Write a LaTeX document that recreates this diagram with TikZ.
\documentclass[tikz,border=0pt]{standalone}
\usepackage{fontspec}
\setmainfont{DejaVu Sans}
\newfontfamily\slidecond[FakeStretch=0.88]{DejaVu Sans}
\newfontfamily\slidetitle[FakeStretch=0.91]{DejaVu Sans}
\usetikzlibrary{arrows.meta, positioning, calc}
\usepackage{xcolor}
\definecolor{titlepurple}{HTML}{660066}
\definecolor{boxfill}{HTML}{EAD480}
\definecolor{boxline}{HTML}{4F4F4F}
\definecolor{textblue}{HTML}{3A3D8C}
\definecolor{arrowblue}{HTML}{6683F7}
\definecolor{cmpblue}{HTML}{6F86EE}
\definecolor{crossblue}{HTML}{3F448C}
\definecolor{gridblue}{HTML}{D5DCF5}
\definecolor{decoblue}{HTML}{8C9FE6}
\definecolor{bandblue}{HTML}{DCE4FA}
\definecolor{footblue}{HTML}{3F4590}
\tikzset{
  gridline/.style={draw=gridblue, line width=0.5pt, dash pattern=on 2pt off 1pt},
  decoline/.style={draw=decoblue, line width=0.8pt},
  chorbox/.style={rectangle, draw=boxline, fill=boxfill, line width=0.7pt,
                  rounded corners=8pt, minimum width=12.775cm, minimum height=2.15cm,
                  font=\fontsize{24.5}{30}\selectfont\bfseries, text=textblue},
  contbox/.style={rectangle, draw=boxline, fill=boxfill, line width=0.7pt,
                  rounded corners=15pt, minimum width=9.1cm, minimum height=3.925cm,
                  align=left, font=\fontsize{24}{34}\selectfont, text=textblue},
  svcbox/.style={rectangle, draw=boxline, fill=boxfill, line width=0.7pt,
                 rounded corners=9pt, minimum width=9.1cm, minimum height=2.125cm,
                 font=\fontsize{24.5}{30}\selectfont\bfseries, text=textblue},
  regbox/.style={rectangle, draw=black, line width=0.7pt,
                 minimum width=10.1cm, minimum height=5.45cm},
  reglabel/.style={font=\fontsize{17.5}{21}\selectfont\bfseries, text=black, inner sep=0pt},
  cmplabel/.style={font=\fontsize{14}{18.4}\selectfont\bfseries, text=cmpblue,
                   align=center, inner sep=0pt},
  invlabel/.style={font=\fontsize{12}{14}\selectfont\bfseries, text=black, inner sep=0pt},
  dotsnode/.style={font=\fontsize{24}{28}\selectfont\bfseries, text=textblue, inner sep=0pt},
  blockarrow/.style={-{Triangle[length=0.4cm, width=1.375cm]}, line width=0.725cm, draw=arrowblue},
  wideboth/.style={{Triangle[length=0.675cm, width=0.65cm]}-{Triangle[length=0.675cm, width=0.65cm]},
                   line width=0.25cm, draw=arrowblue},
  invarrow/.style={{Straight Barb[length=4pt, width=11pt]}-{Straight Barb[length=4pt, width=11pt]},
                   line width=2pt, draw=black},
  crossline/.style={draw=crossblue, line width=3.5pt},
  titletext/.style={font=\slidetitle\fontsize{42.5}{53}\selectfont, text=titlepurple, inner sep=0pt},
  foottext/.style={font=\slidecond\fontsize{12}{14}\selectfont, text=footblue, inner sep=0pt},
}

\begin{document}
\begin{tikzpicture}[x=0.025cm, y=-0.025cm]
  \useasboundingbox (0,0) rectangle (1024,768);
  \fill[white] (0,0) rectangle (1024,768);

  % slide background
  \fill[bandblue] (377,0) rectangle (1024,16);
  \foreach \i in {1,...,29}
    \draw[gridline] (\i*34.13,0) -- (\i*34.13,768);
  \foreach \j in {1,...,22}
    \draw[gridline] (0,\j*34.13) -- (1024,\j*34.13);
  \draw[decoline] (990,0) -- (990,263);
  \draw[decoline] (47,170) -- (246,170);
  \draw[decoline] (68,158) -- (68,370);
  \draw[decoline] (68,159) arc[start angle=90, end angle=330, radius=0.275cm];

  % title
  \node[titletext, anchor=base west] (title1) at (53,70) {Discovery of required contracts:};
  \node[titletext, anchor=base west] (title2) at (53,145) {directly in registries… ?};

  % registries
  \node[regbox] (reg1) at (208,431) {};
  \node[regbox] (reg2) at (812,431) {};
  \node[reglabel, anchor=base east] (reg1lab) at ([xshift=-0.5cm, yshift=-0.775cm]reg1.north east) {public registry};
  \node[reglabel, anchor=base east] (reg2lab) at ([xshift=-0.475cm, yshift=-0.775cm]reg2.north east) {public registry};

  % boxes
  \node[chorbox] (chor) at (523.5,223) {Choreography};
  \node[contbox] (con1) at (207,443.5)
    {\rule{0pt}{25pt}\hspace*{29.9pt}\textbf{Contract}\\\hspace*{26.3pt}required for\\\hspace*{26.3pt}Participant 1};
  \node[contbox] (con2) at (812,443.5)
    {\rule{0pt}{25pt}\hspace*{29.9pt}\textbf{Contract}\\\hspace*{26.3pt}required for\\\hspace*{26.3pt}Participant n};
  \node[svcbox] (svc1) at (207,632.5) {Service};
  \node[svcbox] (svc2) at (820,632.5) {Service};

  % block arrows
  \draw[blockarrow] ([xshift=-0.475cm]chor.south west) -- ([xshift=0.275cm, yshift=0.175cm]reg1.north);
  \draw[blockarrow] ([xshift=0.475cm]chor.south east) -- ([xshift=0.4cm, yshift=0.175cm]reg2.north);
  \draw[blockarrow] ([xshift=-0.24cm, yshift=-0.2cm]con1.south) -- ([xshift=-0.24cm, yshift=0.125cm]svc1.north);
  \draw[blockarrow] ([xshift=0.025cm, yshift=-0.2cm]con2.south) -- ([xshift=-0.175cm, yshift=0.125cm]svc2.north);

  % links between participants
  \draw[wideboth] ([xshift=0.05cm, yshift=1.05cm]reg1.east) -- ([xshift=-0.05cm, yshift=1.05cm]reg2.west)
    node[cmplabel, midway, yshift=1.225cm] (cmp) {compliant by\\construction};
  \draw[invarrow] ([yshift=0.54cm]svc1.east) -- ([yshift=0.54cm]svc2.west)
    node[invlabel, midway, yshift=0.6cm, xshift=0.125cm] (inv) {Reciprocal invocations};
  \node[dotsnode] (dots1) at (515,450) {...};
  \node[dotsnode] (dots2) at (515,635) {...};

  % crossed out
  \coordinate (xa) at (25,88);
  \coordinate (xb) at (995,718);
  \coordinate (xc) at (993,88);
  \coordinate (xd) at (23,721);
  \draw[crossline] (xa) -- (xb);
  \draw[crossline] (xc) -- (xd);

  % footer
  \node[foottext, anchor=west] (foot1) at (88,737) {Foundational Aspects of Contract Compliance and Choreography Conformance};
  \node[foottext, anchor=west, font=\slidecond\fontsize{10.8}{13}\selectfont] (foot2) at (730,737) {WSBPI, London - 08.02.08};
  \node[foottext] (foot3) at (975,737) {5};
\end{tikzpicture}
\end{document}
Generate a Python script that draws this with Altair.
■ ■ ■ ■ ■ ■ ■
WHAT IS ASKED: Would you copy out each line exactly as written?

FULL OUTPUT:
Write a LaTeX document that recreates this diagram with TikZ.
\documentclass[tikz,border=0pt]{standalone}
\usepackage{fontspec}
\setmainfont{DejaVu Sans}
\newfontfamily\slidecond[FakeStretch=0.88]{DejaVu Sans}
\newfontfamily\slidetitle[FakeStretch=0.91]{DejaVu Sans}
\usetikzlibrary{arrows.meta, positioning, calc}
\usepackage{xcolor}
\definecolor{titlepurple}{HTML}{660066}
\definecolor{boxfill}{HTML}{EAD480}
\definecolor{boxline}{HTML}{4F4F4F}
\definecolor{textblue}{HTML}{3A3D8C}
\definecolor{arrowblue}{HTML}{6683F7}
\definecolor{cmpblue}{HTML}{6F86EE}
\definecolor{crossblue}{HTML}{3F448C}
\definecolor{gridblue}{HTML}{D5DCF5}
\definecolor{decoblue}{HTML}{8C9FE6}
\definecolor{bandblue}{HTML}{DCE4FA}
\definecolor{footblue}{HTML}{3F4590}
\tikzset{
  gridline/.style={draw=gridblue, line width=0.5pt, dash pattern=on 2pt off 1pt},
  decoline/.style={draw=decoblue, line width=0.8pt},
  chorbox/.style={rectangle, draw=boxline, fill=boxfill, line width=0.7pt,
                  rounded corners=8pt, minimum width=12.775cm, minimum height=2.15cm,
                  font=\fontsize{24.5}{30}\selectfont\bfseries, text=textblue},
  contbox/.style={rectangle, draw=boxline, fill=boxfill, line width=0.7pt,
                  rounded corners=15pt, minimum width=9.1cm, minimum height=3.925cm,
                  align=left, font=\fontsize{24}{34}\selectfont, text=textblue},
  svcbox/.style={rectangle, draw=boxline, fill=boxfill, line width=0.7pt,
                 rounded corners=9pt, minimum width=9.1cm, minimum height=2.125cm,
                 font=\fontsize{24.5}{30}\selectfont\bfseries, text=textblue},
  regbox/.style={rectangle, draw=black, line width=0.7pt,
                 minimum width=10.1cm, minimum height=5.45cm},
  reglabel/.style={font=\fontsize{17.5}{21}\selectfont\bfseries, text=black, inner sep=0pt},
  cmplabel/.style={font=\fontsize{14}{18.4}\selectfont\bfseries, text=cmpblue,
                   align=center, inner sep=0pt},
  invlabel/.style={font=\fontsize{12}{14}\selectfont\bfseries, text=black, inner sep=0pt},
  dotsnode/.style={font=\fontsize{24}{28}\selectfont\bfseries, text=textblue, inner sep=0pt},
  blockarrow/.style={-{Triangle[length=0.4cm, width=1.375cm]}, line width=0.725cm, draw=arrowblue},
  wideboth/.style={{Triangle[length=0.675cm, width=0.65cm]}-{Triangle[length=0.675cm, width=0.65cm]},
                   line width=0.25cm, draw=arrowblue},
  invarrow/.style={{Straight Barb[length=4pt, width=11pt]}-{Straight Barb[length=4pt, width=11pt]},
                   line width=2pt, draw=black},
  crossline/.style={draw=crossblue, line width=3.5pt},
  titletext/.style={font=\slidetitle\fontsize{42.5}{53}\selectfont, text=titlepurple, inner sep=0pt},
  foottext/.style={font=\slidecond\fontsize{12}{14}\selectfont, text=footblue, inner sep=0pt},
}

\begin{document}
\begin{tikzpicture}[x=0.025cm, y=-0.025cm]
  \useasboundingbox (0,0) rectangle (1024,768);
  \fill[white] (0,0) rectangle (1024,768);

  % slide background
  \fill[bandblue] (377,0) rectangle (1024,16);
  \foreach \i in {1,...,29}
    \draw[gridline] (\i*34.13,0) -- (\i*34.13,768);
  \foreach \j in {1,...,22}
    \draw[gridline] (0,\j*34.13) -- (1024,\j*34.13);
  \draw[decoline] (990,0) -- (990,263);
  \draw[decoline] (47,170) -- (246,170);
  \draw[decoline] (68,158) -- (68,370);
  \draw[decoline] (68,159) arc[start angle=90, end angle=330, radius=0.275cm];

  % title
  \node[titletext, anchor=base west] (title1) at (53,70) {Discovery of required contracts:};
  \node[titletext, anchor=base west] (title2) at (53,145) {directly in registries… ?};

  % registries
  \node[regbox] (reg1) at (208,431) {};
  \node[regbox] (reg2) at (812,431) {};
  \node[reglabel, anchor=base east] (reg1lab) at ([xshift=-0.5cm, yshift=-0.775cm]reg1.north east) {public registry};
  \node[reglabel, anchor=base east] (reg2lab) at ([xshift=-0.475cm, yshift=-0.775cm]reg2.north east) {public registry};

  % boxes
  \node[chorbox] (chor) at (523.5,223) {Choreography};
  \node[contbox] (con1) at (207,443.5)
    {\rule{0pt}{25pt}\hspace*{29.9pt}\textbf{Contract}\\\hspace*{26.3pt}required for\\\hspace*{26.3pt}Participant 1};
  \node[contbox] (con2) at (812,443.5)
    {\rule{0pt}{25pt}\hspace*{29.9pt}\textbf{Contract}\\\hspace*{26.3pt}required for\\\hspace*{26.3pt}Participant n};
  \node[svcbox] (svc1) at (207,632.5) {Service};
  \node[svcbox] (svc2) at (820,632.5) {Service};

  % block arrows
  \draw[blockarrow] ([xshift=-0.475cm]chor.south west) -- ([xshift=0.275cm, yshift=0.175cm]reg1.north);
  \draw[blockarrow] ([xshift=0.475cm]chor.south east) -- ([xshift=0.4cm, yshift=0.175cm]reg2.north);
  \draw[blockarrow] ([xshift=-0.24cm, yshift=-0.2cm]con1.south) -- ([xshift=-0.24cm, yshift=0.125cm]svc1.north);
  \draw[blockarrow] ([xshift=0.025cm, yshift=-0.2cm]con2.south) -- ([xshift=-0.175cm, yshift=0.125cm]svc2.north);

  % links between participants
  \draw[wideboth] ([xshift=0.05cm, yshift=1.05cm]reg1.east) -- ([xshift=-0.05cm, yshift=1.05cm]reg2.west)
    node[cmplabel, midway, yshift=1.225cm] (cmp) {compliant by\\construction};
  \draw[invarrow] ([yshift=0.54cm]svc1.east) -- ([yshift=0.54cm]svc2.west)
    node[invlabel, midway, yshift=0.6cm, xshift=0.125cm] (inv) {Reciprocal invocations};
  \node[dotsnode] (dots1) at (515,450) {...};
  \node[dotsnode] (dots2) at (515,635) {...};

  % crossed out
  \coordinate (xa) at (25,88);
  \coordinate (xb) at (995,718);
  \coordinate (xc) at (993,88);
  \coordinate (xd) at (23,721);
  \draw[crossline] (xa) -- (xb);
  \draw[crossline] (xc) -- (xd);

  % footer
  \node[foottext, anchor=west] (foot1) at (88,737) {Foundational Aspects of Contract Compliance and Choreography Conformance};
  \node[foottext, anchor=west, font=\slidecond\fontsize{10.8}{13}\selectfont] (foot2) at (730,737) {WSBPI, London - 08.02.08};
  \node[foottext] (foot3) at (975,737) {5};
\end{tikzpicture}
\end{document}
Generate a Python script that draws this with Altair.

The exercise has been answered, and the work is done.